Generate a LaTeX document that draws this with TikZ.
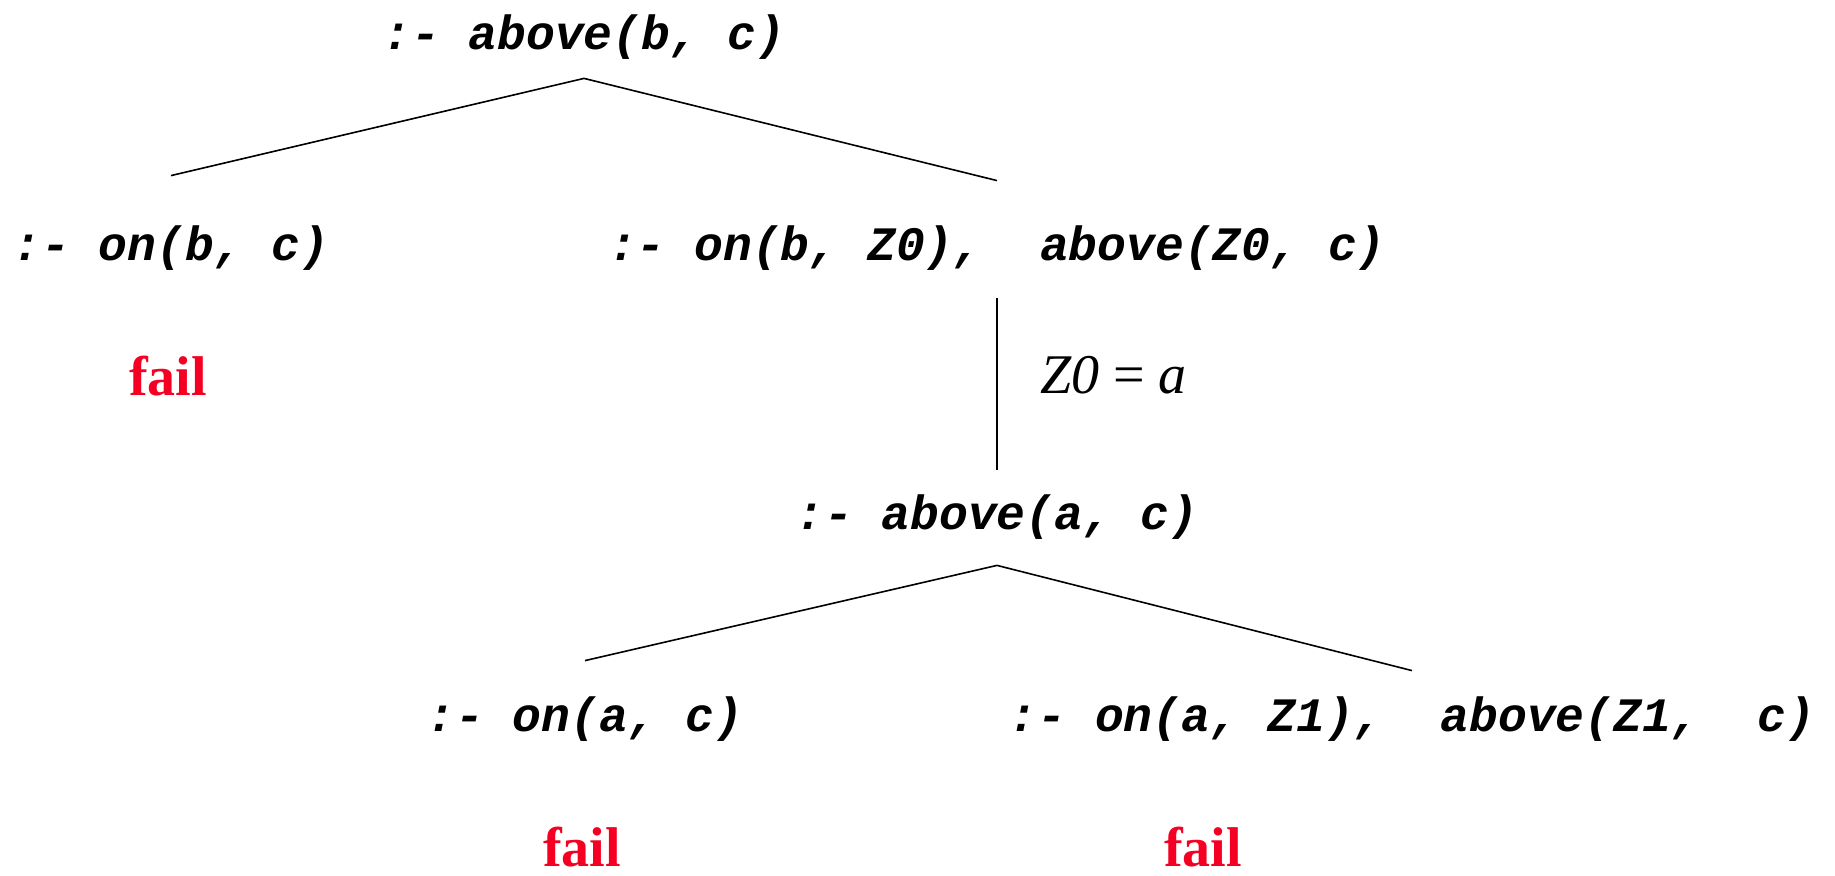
\documentclass[tikz,border=0pt]{standalone}
\usepackage{fontspec}
\usepackage{tikz}
\usepackage{xcolor}
\newfontfamily\goalfont{Liberation Mono}
\newfontfamily\failfont{Liberation Serif}
\definecolor{failred}{RGB}{245,0,35}

\begin{document}
\begin{tikzpicture}[x=0.5pt, y=-0.5pt,
    goal/.style={anchor=base, inner sep=0pt, text height=18pt, text depth=6pt, font=\goalfont\fontsize{24}{28}\selectfont\bfseries\itshape},
    fail/.style={anchor=base, inner sep=0pt, text=failred, font=\failfont\fontsize{28}{32}\selectfont\bfseries},
    branch/.style={line width=0.8pt}]

    \useasboundingbox (0,0) rectangle (1835,876);

    % Root goal
    \node[goal] (root) at (584,50) {:- above(b, c)};

    % First resolution step
    \node[goal] (onbc) at (171,261) {:- on(b, c)};
    \node[goal] (onbz) at (997,261) {:- on(b, Z0),\ \ above(Z0, c)};
    \node[fail] (failbc) at (168,396) {fail};

    % After Z0 = a
    \node[goal] (abac) at (997,530) {:- above(a, c)};

    % Second resolution step
    \node[goal] (onac) at (585,731) {:- on(a, c)};
    \node[goal] (onaz) at (1412,731) {:- on(a, Z1),\ \ above(Z1,\ \ c)};
    \node[fail] (failac) at (582,866) {fail};
    \node[fail] (failaz) at (1203,866) {fail};

    % Branches
    \draw[branch] ([yshift=-8pt]root.south) -- ([yshift=24.5pt]onbc.north);
    \draw[branch] ([yshift=-8pt]root.south) -- ([yshift=22pt]onbz.north);
    \draw[line width=1pt] ([yshift=-12.5pt]onbz.south) -- node[pos=0.45, right=21pt, inner sep=0pt, font=\failfont\fontsize{28}{32}\selectfont] (unify) {\textit{Z0} = \textit{a}} ([yshift=12pt]abac.north);
    \draw[branch] ([yshift=-11.5pt]abac.south) -- ([yshift=17pt]onac.north);
    \draw[branch] ([yshift=-11.5pt]abac.south) -- ([yshift=12pt]onaz.north);
\end{tikzpicture}
\end{document}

--------------------------------

Repeat the material above in full and unchanged, minus its images.

Generate a LaTeX document that draws this with TikZ.
\documentclass[tikz,border=0pt]{standalone}
\usepackage{fontspec}
\usepackage{tikz}
\usepackage{xcolor}
\newfontfamily\goalfont{Liberation Mono}
\newfontfamily\failfont{Liberation Serif}
\definecolor{failred}{RGB}{245,0,35}

\begin{document}
\begin{tikzpicture}[x=0.5pt, y=-0.5pt,
    goal/.style={anchor=base, inner sep=0pt, text height=18pt, text depth=6pt, font=\goalfont\fontsize{24}{28}\selectfont\bfseries\itshape},
    fail/.style={anchor=base, inner sep=0pt, text=failred, font=\failfont\fontsize{28}{32}\selectfont\bfseries},
    branch/.style={line width=0.8pt}]

    \useasboundingbox (0,0) rectangle (1835,876);

    % Root goal
    \node[goal] (root) at (584,50) {:- above(b, c)};

    % First resolution step
    \node[goal] (onbc) at (171,261) {:- on(b, c)};
    \node[goal] (onbz) at (997,261) {:- on(b, Z0),\ \ above(Z0, c)};
    \node[fail] (failbc) at (168,396) {fail};

    % After Z0 = a
    \node[goal] (abac) at (997,530) {:- above(a, c)};

    % Second resolution step
    \node[goal] (onac) at (585,731) {:- on(a, c)};
    \node[goal] (onaz) at (1412,731) {:- on(a, Z1),\ \ above(Z1,\ \ c)};
    \node[fail] (failac) at (582,866) {fail};
    \node[fail] (failaz) at (1203,866) {fail};

    % Branches
    \draw[branch] ([yshift=-8pt]root.south) -- ([yshift=24.5pt]onbc.north);
    \draw[branch] ([yshift=-8pt]root.south) -- ([yshift=22pt]onbz.north);
    \draw[line width=1pt] ([yshift=-12.5pt]onbz.south) -- node[pos=0.45, right=21pt, inner sep=0pt, font=\failfont\fontsize{28}{32}\selectfont] (unify) {\textit{Z0} = \textit{a}} ([yshift=12pt]abac.north);
    \draw[branch] ([yshift=-11.5pt]abac.south) -- ([yshift=17pt]onac.north);
    \draw[branch] ([yshift=-11.5pt]abac.south) -- ([yshift=12pt]onaz.north);
\end{tikzpicture}
\end{document}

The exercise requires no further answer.